FRIENDS OF SOUTH PARK
Until the end of 2008 PRARA was the South Park champion, and our membership roads are those surrounding the park or leading from it. South Park had become a Cinderella park. PRARA fought for improvements and the establishment of a Master Plan for a co-ordinated programme of works. We handed over this role when the Friends was established and the founding Chairman of the Friends was PRARA's chief lobbyist.
The Friends of South Park was established in January 2009 to become the primary support and lobbying group for the park. The Friends is a single interest group and therefore separate from PRARA and you are welcome and encouraged to join the Friends.
Full details can be found at www.friendsofsouthpark.co.uk
The Secretary and Chairman can be contacted by email: email@example.com
SOUTH PARK HISTORY
South Park opened in March 1904 on land that had previously been known first as Broom Farm and then Southfields Farm. The site was acquired by the Borough Council in the previous year for £35,000, a price of £1,500 per acre, from Miss Charlotte Sulivan, a Fulham resident and major benefactor to the area. She was a niece of Lord Palmerston who lived in Fulham’s most important 'manor' house, Broom House.

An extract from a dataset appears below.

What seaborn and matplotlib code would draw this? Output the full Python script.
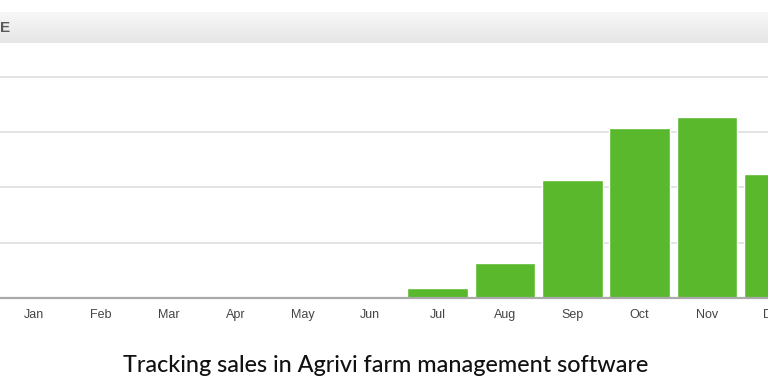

Prior to its sale, the land (then known as "Southfields, Fulham") had been leased to James Veitch & Sons, Limited for 33 years, for use a nursery. The Borough Archive contains the original correspondence between Charlotte Sulivan herself and the Council, concerning the acquisition of this land. She refused to surrender it until the James Veitch lease expired and pointed out that the Council had ignored her earlier offer of alternative land with more prominent access from the Wandsworth Bridge Road! In order to sell the land for a park she rejected an approach from a builder. She imposed various conditions on the sale, one of which is that the Council should erect no dwelling houses or buildings except as necessary or appropriate for use as a Recreation Ground or Park.
On its opening the park was described in the local newspaper as "Possessing over 20 acres, cricket, tennis, plus other open air games were offered and there was a bandstand, refreshment pavilion, ladies and gentleman's lavatories and a shelter." A gymnasium ( ¾ acre in extent) fitted with complete apparatus was at the Hugon Road corner.
South Park's first park-keeper was John Eckett who lived in the gardener's lodge whilst Miss Gertrude Eckett is noted as being at the refreshment room. During the First World War land in the park was given over to allotments and in the summer of 1915 it was one of the local training grounds for the three Fulham Brigades of the Royal Field Artillery raised by the Mayor of Fulham.
For the Second World War the council's own labour force initially dug trenches in the park; subsequently full air-raid shelters were built - the entrance was located where the present cricket pavilion is situated - and some of the park was again converted to allotments.
South Park is the only farming land in Fulham that still remains as an open space.